Hi, is it possible to create an "empty" dataset, a...
# getting-started
d
Hi, is it possible to create an "empty" dataset, and then afterwards use kafka schema-registry ingestion to add a schema to this dataset?
My use case is that i want to "create" a dataproduct before there is any actual data or schema in schema-registry. In this creation process i will add topic, acl rules, create certificates for the users and most importantly i want to add business and technical metadata to the dataproduct. Im trying to avoid to have this being a multi stage process that requires human interventions
b
you can pre-create an empty dataset, but you need to know which urn the ingestion will map to (you cant force the ingestion process to use a custom URN.. unless you want to tweak the code). there is a particular pattern to the urn, though, once you understand how its formed
d
@better-orange-49102 ok thanks 🙂
f
I can confirm that it probably works.
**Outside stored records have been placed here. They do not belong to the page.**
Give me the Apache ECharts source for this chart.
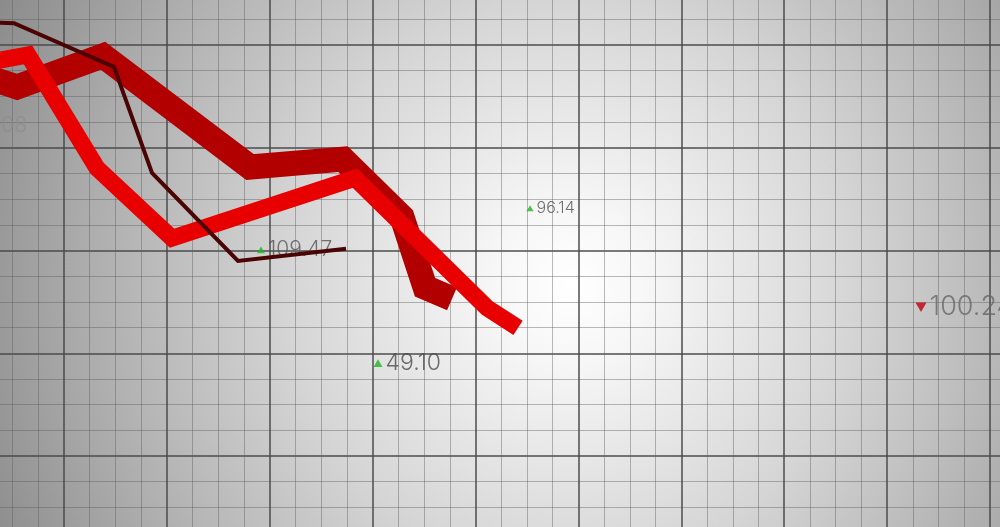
<!DOCTYPE html>
<html><head><meta charset="utf-8">
<script src="https://cdn.jsdelivr.net/npm/echarts@6/dist/echarts.min.js"></script>
<style>html,body{margin:0;padding:0;background:#ccc}#c{width:1000px;height:527px}</style>
</head><body><div id="c"></div>
<script>
// Turning points of each line: time index (x) and price level (y)
const darkBandX   = [-2, 1.7, 10.3, 25.0, 34.3, 40.2, 42.5, 45.2];
const darkBandY   = [85.8, 83.5, 89.4, 68.3, 69.8, 58.8, 45.5, 43.3];
const brightBandX = [-2, 2.8, 9.7, 17.2, 35.5, 48.7, 51.8];
const brightBandY = [87.9, 89.6, 68.1, 54.8, 66.2, 41.6, 37.8];
const thinLineX   = [-2, 1.4, 11.4, 15.2, 23.8, 34.6];
const thinLineY   = [95.8, 95.6, 87.3, 67.2, 50.5, 52.8];

// Floating quotes
const quoteText = ['96.14', '49.10', '109.47', '100.24', '101.08'];
const quoteX    = [53.0, 37.8, 26.1, 92.1, 3.0];
const quoteY    = [60.5, 31.1, 52.6, 41.7, 76.1];
const quoteDir  = ['up', 'up', 'up', 'down', 'none'];

// presentation of the quotes (kept apart from the values)
const quoteFont  = [16, 23, 21, 27, 21];
const quoteMark  = [7, 9, 8, 11, 0];
const quoteColor = ['#4d4d4d', '#4a4a4a', '#555555', '#666666', '#8c8c8c'];

const zip = (xs, ys) => xs.map((x, i) => [x, ys[i]]);

const chart = echarts.init(document.getElementById('c'), null, {renderer: 'canvas'});

const quoteData = quoteText.map((t, i) => ({
  value: [quoteX[i], quoteY[i]],
  name: t,
  symbol: 'triangle',
  symbolSize: quoteMark[i] ? [quoteMark[i], quoteMark[i] * 0.85] : 0.01,
  symbolRotate: quoteDir[i] === 'down' ? 180 : 0,
  itemStyle: {color: quoteDir[i] === 'down' ? '#c2000c' : (quoteDir[i] === 'up' ? '#1db81d' : 'rgba(0,0,0,0)')},
  label: {
    show: true,
    formatter: t,
    position: quoteDir[i] === 'none' ? 'left' : 'right',
    distance: 3,
    fontSize: quoteFont[i],
    color: quoteColor[i],
    fontFamily: 'Inter',
    fontWeight: 300
  }
}));

const band = (data, width, color) => ({
  type: 'line',
  xAxisIndex: 1, yAxisIndex: 1,
  data: data,
  symbol: 'none',
  silent: true,
  lineStyle: {width: width, color: color, join: 'miter', miterLimit: 6, cap: 'butt'}
});

const majorLine = {show: true, lineStyle: {color: 'rgba(70,70,70,0.72)', width: 2}};
const minorLine = {show: true, lineStyle: {color: 'rgba(90,90,90,0.42)', width: 1}};

chart.setOption({
  animation: false,
  backgroundColor: new echarts.graphic.RadialGradient(0.57, 0.54, 1.2, [
    {offset: 0, color: '#ffffff'},
    {offset: 0.12, color: '#f7f7f7'},
    {offset: 0.45, color: '#d5d5d5'},
    {offset: 0.75, color: '#afafaf'},
    {offset: 1, color: '#8c8c8c'}
  ]),
  grid: [
    {left: -39, right: -195.8, top: -57.75, bottom: -134.5, outerBoundsMode: 'none', containLabel: false},
    {left: -20, right: 0, top: 0, bottom: 0, outerBoundsMode: 'none', containLabel: false}
  ],
  xAxis: [
    {type: 'value', gridIndex: 0, min: 0, max: 12, interval: 1,
     axisLine: {show: false}, axisTick: {show: false}, axisLabel: {show: false},
     splitLine: majorLine, minorTick: {show: false, splitNumber: 4}, minorSplitLine: minorLine},
    {type: 'value', gridIndex: 1, min: -2, max: 100, show: false}
  ],
  yAxis: [
    {type: 'value', gridIndex: 0, min: 0, max: 7, interval: 1,
     axisLine: {show: false}, axisTick: {show: false}, axisLabel: {show: false},
     splitLine: majorLine, minorTick: {show: false, splitNumber: 4}, minorSplitLine: minorLine},
    {type: 'value', gridIndex: 1, min: 0, max: 100, show: false}
  ],
  series: [
    {type: 'scatter', xAxisIndex: 1, yAxisIndex: 1, data: quoteData, silent: true},
    band(zip(darkBandX, darkBandY), 25, '#b20000'),
    band(zip(brightBandX, brightBandY), 17, '#e80000'),
    band(zip(thinLineX, thinLineY), 4, '#4a0404')
  ]
});
</script>
</body></html>
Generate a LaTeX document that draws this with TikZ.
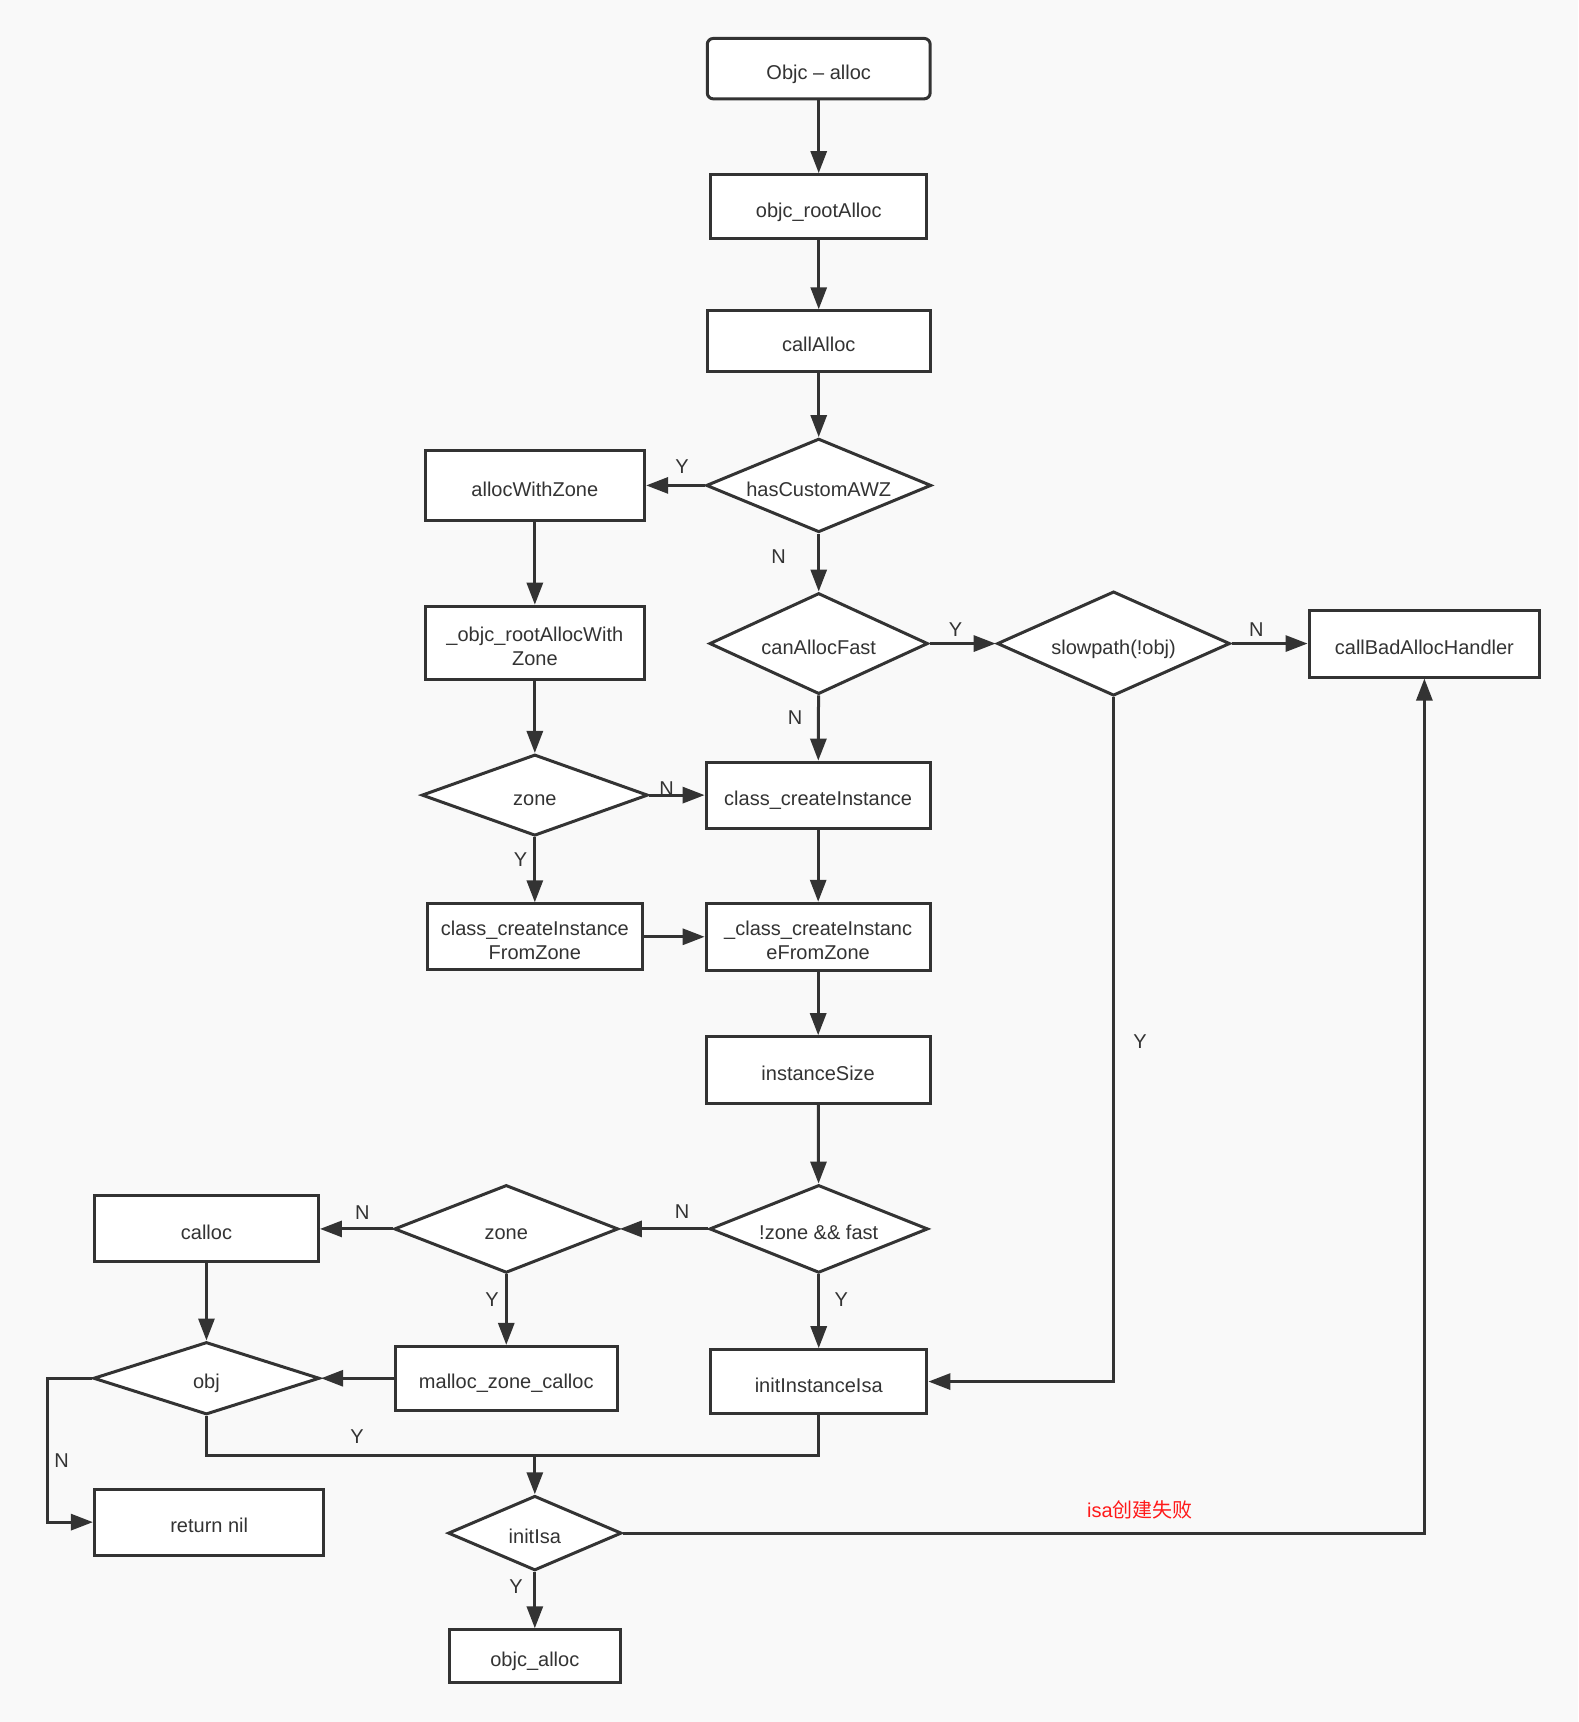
\documentclass[tikz,border=0pt]{standalone}
\usepackage{fontspec}
\setmainfont{Liberation Sans}
\newfontfamily\cjk{Noto Sans CJK SC}
\usetikzlibrary{shapes.geometric,arrows.meta}
\definecolor{bg}{HTML}{F9F9F9}
\definecolor{ln}{HTML}{333333}
\definecolor{tx}{HTML}{333333}
\definecolor{redtx}{HTML}{FF1A1A}
\begin{document}
\begin{tikzpicture}[x=0.549pt,y=-0.549pt,
  every node/.style={font=\fontsize{10pt}{12pt}\selectfont, text=tx},
  box/.style 2 args={draw=ln, line width=1.5pt, fill=white, rectangle, text height=10.6pt, text depth=0pt,
    minimum width={#1*0.549pt}, minimum height={#2*0.549pt}, inner sep=0pt, align=center},
  two/.style={text height=22.6pt, text depth=0pt},
  dia/.style 2 args={draw=ln, line width=1.5pt, fill=white, diamond, aspect=2, text height=10.6pt, text depth=0pt,
    minimum width={#1*0.549pt}, minimum height={#2*0.549pt}, inner sep=0pt, align=center},
  conn/.style={draw=ln, line width=1.5pt, -{Triangle[length=11pt,width=8pt]}},
  plainline/.style={draw=ln, line width=1.5pt},
  lab/.style={inner sep=1pt}
]
\fill[bg] (0,0) rectangle (1437,1568);
\useasboundingbox (0,0) rectangle (1437,1568);

% nodes
\node[box={203}{55}, rounded corners=3pt] (start) at (745.5,62.5) {Objc -- alloc};
\node[box={197}{58}] (root) at (745.5,188) {objc\_rootAlloc};
\node[box={203}{55}] (calla) at (745.5,310.5) {callAlloc};
\node[dia={205}{81}] (awz) at (745.5,442) {hasCustomAWZ};
\node[box={200}{64}] (awzbox) at (487,442) {allocWithZone};
\node[box={200}{67}, two] (rawz) at (487,585.5) {\_objc\_rootAllocWith\\Zone};
\node[dia={199}{92}] (fast) at (745.5,586) {canAllocFast};
\node[dia={212}{95}] (slow) at (1014,586) {slowpath(!obj)};
\node[box={210}{61}] (bad) at (1297,586) {callBadAllocHandler};
\node[dia={206}{74}] (zone1) at (487,724) {zone};
\node[box={204}{60}] (cci) at (745,724) {class\_createInstance};
\node[box={196}{60}, two] (ccifz) at (487,853) {class\_createInstance\\FromZone};
\node[box={204}{61}, two] (ucci) at (745,853) {\_class\_createInstanc\\eFromZone};
\node[box={204}{61}] (isize) at (745,974.5) {instanceSize};
\node[dia={199}{80}] (zf) at (745.5,1119) {!zone \&\& fast};
\node[dia={204}{80}] (zone2) at (461,1119) {zone};
\node[box={204}{60}] (calloc) at (188,1119) {calloc};
\node[dia={206}{66}] (obj) at (188,1255) {obj};
\node[box={202}{58}] (mzc) at (461,1255) {malloc\_zone\_calloc};
\node[box={197}{58}] (iii) at (745.5,1258) {initInstanceIsa};
\node[box={209}{60}] (retnil) at (190.5,1386) {return nil};
\node[dia={158}{68}] (initisa) at (487,1396) {initIsa};
\node[box={156}{48}] (oalloc) at (487,1508) {objc\_alloc};

% connectors
\draw[conn] (start) -- (root);
\draw[conn] (root) -- (calla);
\draw[conn] (calla) -- (awz);
\draw[conn] (awz) -- (awzbox);
\draw[conn] (awz) -- (fast);
\draw[conn] (awzbox) -- (rawz);
\draw[conn] (rawz) -- (zone1);
\draw[conn] (fast) -- (slow);
\draw[conn] (slow) -- (bad);
\draw[conn] (fast) -- (cci);
\draw[conn] (zone1) -- (cci);
\draw[conn] (zone1) -- (ccifz);
\draw[conn] (ccifz) -- (ucci);
\draw[conn] (cci) -- (ucci);
\draw[conn] (ucci) -- (isize);
\draw[conn] (isize) -- (zf);
\draw[conn] (zf) -- (zone2);
\draw[conn] (zf) -- (iii);
\draw[conn] (slow.south) |- (iii.east);
\draw[conn] (zone2) -- (calloc);
\draw[conn] (zone2) -- (mzc);
\draw[conn] (calloc) -- (obj);
\draw[conn] (mzc) -- (obj);
\coordinate (objL) at (43,1255);
\draw[conn] (obj.west) -- (objL) |- (retnil.west);
\coordinate (join) at (487,1325);
\draw[plainline] (obj.south) |- (join) -| (iii.south);
\draw[conn] (join) -- (initisa);
\draw[conn] (initisa.east) -| (bad.south);
\draw[conn] (initisa) -- (oalloc);

% labels
\node[lab] (l1) at (621,425) {Y};
\node[lab] (l2) at (709,507) {N};
\node[lab] (l3) at (870,573) {Y};
\node[lab] (l4) at (1144,573) {N};
\node[lab] (l5) at (724,653) {N};
\node[lab] (l6) at (607,718) {N};
\node[lab] (l7) at (474,783) {Y};
\node[lab] (l8) at (1038,948) {Y};
\node[lab] (l9) at (621,1103) {N};
\node[lab] (l10) at (766,1183) {Y};
\node[lab] (l11) at (330,1104) {N};
\node[lab] (l12) at (448,1183) {Y};
\node[lab] (l13) at (325,1308) {Y};
\node[lab] (l14) at (56,1330) {N};
\node[lab] (l15) at (470,1445) {Y};
\node[lab, text=redtx] (fail) at (1038,1375) {isa{\cjk 创建失败}};
\end{tikzpicture}
\end{document}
Like @better-orange-49102 said above, I can push any “empty” entities even the whole pipeline from the emitter. Then the ingestion job will enrich them with the metadata.
d
Im having a bit of struggle deciding whats the best course of action regarding metadata ingestion. My first thought was using existing CI/CD-pipelines and just having a yaml-file in git, first i felt like this was a very good IAC-kind of solution but this weekend i felt that it did not make the metadata dynamic or flexible. A metadata change would require a git commit. To mitigate this i thought that users should be able to enrich or change metadata in datahub afterwards but this would make us a situation where the git metadata would go out of date very fast. Bleh.
And it would make the ingestion process very complex as it would need to merge content between git yaml file and existing metadata in datahub since users would probably change on both ends ..... 🙂
a
For the empty dataset creation, Do you need to define a custom source for this or just use existing sources with an empty table?
Is there a way to create a dataset with an API?